_Problem description_. Print, word for word, every line from the beginning of the listing up to and including the line with "plt.rcParams['font.family'] = ['Lato', 'DejaVu". Pictures are to be excluded.

_The data_.

## Begin

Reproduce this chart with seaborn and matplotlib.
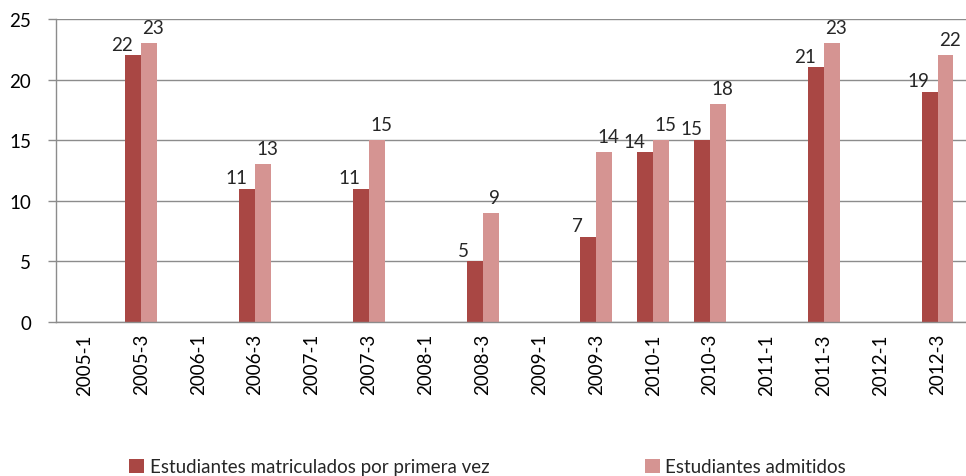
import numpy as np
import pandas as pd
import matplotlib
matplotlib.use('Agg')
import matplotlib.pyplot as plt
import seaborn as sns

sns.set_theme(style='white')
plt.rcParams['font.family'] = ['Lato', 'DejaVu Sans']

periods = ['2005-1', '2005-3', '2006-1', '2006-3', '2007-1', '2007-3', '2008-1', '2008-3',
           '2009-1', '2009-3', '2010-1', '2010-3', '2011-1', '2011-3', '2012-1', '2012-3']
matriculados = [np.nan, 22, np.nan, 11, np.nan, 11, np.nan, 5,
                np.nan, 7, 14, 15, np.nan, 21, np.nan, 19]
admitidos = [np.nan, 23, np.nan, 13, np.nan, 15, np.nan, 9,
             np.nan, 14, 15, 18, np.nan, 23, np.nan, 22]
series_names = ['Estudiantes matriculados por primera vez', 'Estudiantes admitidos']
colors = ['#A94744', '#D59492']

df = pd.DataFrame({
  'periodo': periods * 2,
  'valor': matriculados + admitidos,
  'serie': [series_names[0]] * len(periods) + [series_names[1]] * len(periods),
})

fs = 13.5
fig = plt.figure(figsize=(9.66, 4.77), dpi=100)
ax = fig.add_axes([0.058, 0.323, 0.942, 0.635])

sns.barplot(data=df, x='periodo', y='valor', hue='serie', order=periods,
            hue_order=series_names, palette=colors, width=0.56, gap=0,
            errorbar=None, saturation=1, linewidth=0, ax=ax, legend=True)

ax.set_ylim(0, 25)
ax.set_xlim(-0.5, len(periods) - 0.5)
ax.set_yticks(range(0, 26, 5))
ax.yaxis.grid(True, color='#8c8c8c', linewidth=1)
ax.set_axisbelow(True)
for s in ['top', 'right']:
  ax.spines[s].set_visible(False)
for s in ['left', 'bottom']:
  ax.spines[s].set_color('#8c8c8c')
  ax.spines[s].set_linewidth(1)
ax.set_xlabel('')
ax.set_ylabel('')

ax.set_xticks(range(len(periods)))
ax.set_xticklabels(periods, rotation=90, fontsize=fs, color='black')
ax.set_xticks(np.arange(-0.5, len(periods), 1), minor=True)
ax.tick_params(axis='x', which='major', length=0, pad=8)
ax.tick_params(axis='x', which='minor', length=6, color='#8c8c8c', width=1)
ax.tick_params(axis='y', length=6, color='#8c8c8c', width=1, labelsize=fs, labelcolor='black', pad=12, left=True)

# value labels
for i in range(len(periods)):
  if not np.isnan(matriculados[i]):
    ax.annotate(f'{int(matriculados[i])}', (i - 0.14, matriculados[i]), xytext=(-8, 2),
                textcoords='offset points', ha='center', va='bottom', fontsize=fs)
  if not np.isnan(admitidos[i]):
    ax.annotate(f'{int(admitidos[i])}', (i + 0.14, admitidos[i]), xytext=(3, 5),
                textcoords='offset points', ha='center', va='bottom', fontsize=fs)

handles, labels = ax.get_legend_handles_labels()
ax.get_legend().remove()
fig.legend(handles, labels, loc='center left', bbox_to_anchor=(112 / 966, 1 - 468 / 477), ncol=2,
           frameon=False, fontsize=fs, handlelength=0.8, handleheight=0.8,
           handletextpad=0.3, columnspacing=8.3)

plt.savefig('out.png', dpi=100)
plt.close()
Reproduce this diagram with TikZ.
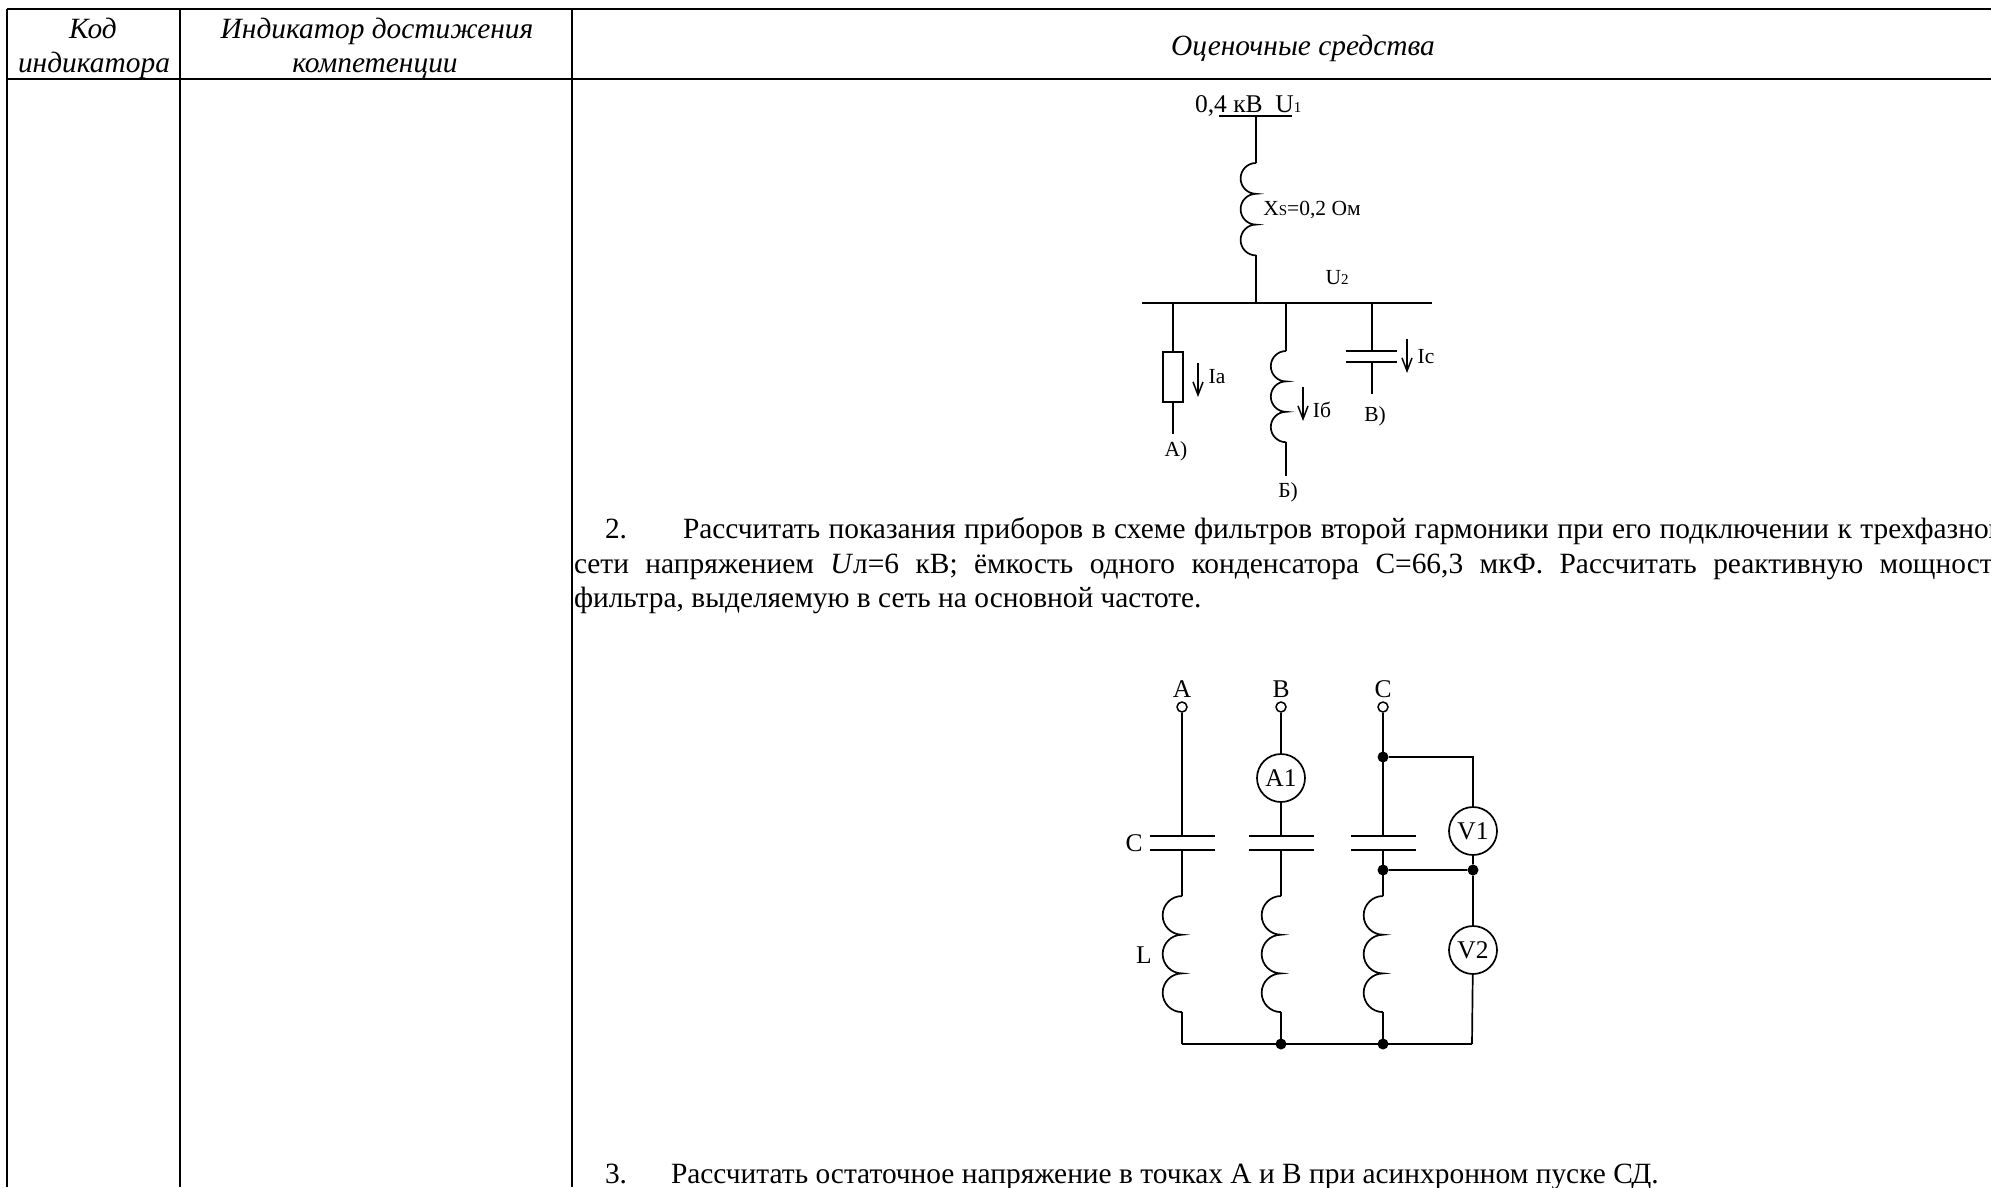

## End

_Answer for this exercise_.
Reproduce this chart with seaborn and matplotlib.
import numpy as np
import pandas as pd
import matplotlib
matplotlib.use('Agg')
import matplotlib.pyplot as plt
import seaborn as sns

sns.set_theme(style='white')
plt.rcParams['font.family'] = ['Lato', 'DejaVu Sans']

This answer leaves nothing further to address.